Other iconic structures are noted less for their engineering prowess than for their aesthetic interest. Contemporary architect Peter Eisenman has made a career out of “liberating” architecture (from what?, one wonders) with his highly conceptual, deconstructivist works. His failed project, City of Culture of Galicia, with its rolling hill-like contours, is certainly unlike any structure on earth. But as with all of Eisenman’s works, it is not a structure built for humans. In fact, it appears to be a central tenet of Eisenman’s architectural philosophy that there is no such thing as human nature. There is nothing redemptive about his architecture, because he doesn’t believe there exists a human nature to be redeemed. Eisenman’s buildings tell us little about how to live well as human beings, but they speak volumes about Eisenman.
Gaudy skyscrapers and avant-garde buildings may provide us with obvious examples of architectural vices, but the same vices can manifest themselves in more mundane buildings, too. When we forget that our buildings speak to us, our architecture begins to foster bad anthropology. One hundred years ago, when the historian and philosopher Lewis Mumford began to observe the way homes were becoming more like machines than dwelling places, he observed, “The end of a civilization that considers buildings as mere machines is that it considers human beings as mere machine-tenders.” As we have increasingly mastered our physical environment through scientific progress, “we have forgotten that there is a science of humanity, as well as a science of material things.” When we remember to base our architectural principles on sound anthropology — the “science of humanity” — we will be on the right track.

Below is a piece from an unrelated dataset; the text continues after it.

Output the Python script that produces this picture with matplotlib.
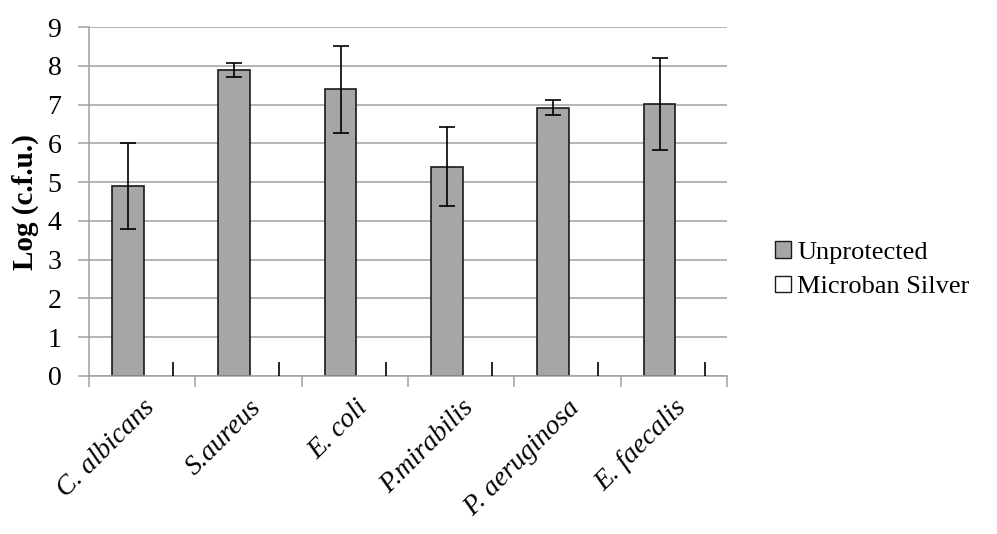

I once heard a theologian describe good church architecture as conveying a sense to worshippers that the building is worshiping with them. In other words, the church building itself participates in the proclamation of the gospel. This is how the building speaks to us. The starting point for Christian architecture — not just sacred space, but secular space as well — is simply to ask the right question: “What does this building tell us about how to be human?”